How easily the spell of story can be broken, says Anderson, whose work features pain shut up in pretty boxes, sometimes punching holes out of those boxes. (I’ve always felt that the box-punching was at its most gratifying and loud in Anderson’s first three films, the only ones he wrote with Owen Wilson.) Asteroid City is whimsical on the surface — it features an alien that’s sometimes stop-motion and sometimes a latex suit filled by an actor whose presence is too good a joke to spoil — but the uncanny color scheme draws us in, invites us to look deeper. Eventually the movie states its case plain, in a repeated mantra that may repel some on-the-fencers in the audience: “You can’t wake up if you don’t fall asleep,” which could mean any number of things. 
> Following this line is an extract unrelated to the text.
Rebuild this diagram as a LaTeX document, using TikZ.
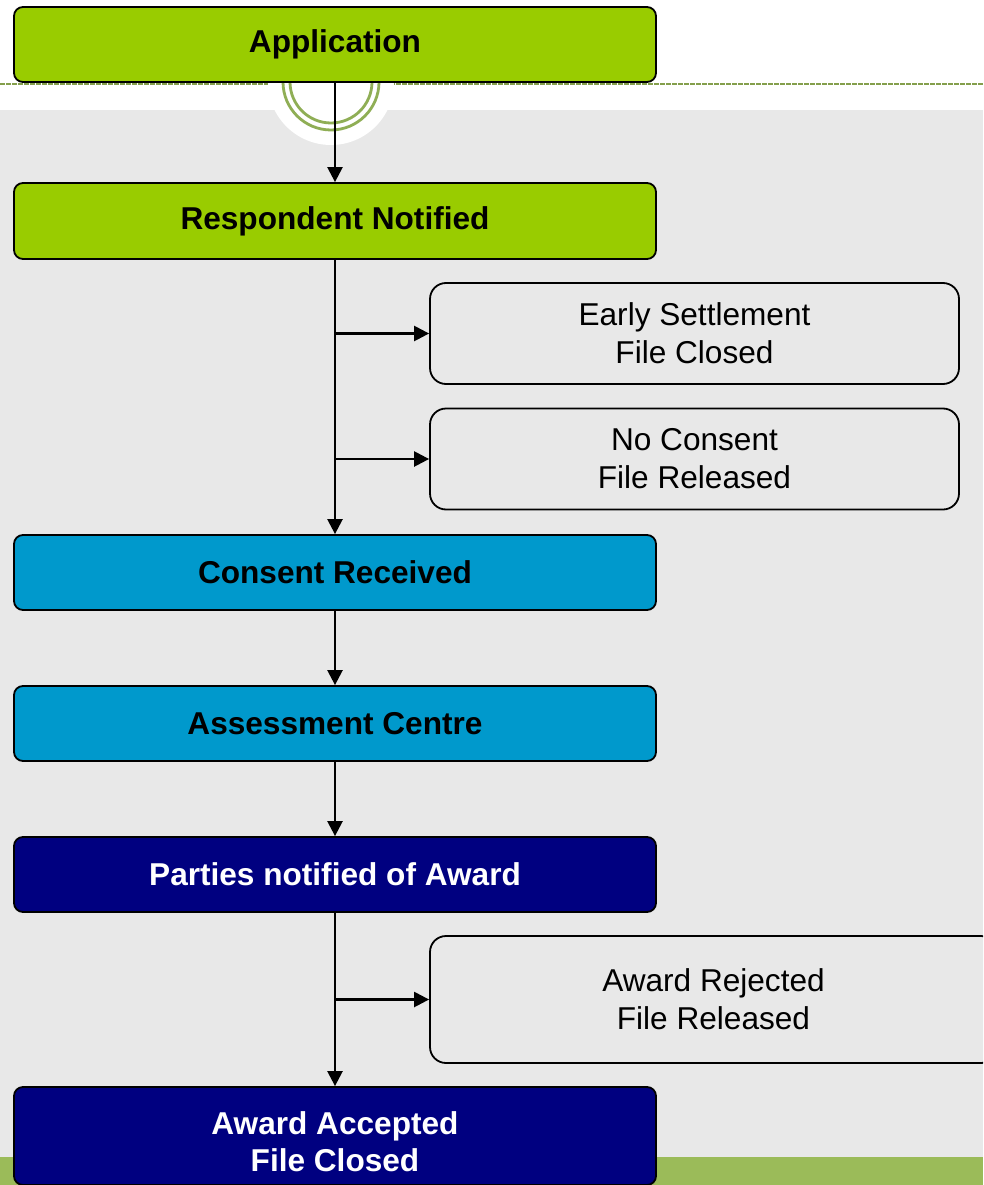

It’s clear by now, after almost 30 years, that Anderson can’t make movies any other way. He’s never going to make an emotionally sloppy Sidney Lumet urban drama. You dig the cut of his jib or you don’t, and if you don’t, nothing in his films is going to win you over. I’m on Team Wes, but I don’t blame you if you’re not. There’s just too much stuff, even if I like it, that can elicit understandable exasperation. But there aren’t so many American filmmakers with such an immediately recognizable style that we can afford to pooh-pooh one. I’d say he’s earned respect even if he leaves you cold. Asteroid City, though, is a return to the populous but warmer climes of Moonrise Kingdom and Grand Budapest Hotel, Anderson’s one-two punch from the early-to-mid-‘10s. Whether you like it or not, Anderson isn’t lost in Wesville yet; he still has stories to tell and emotions to work out through them (though not in them).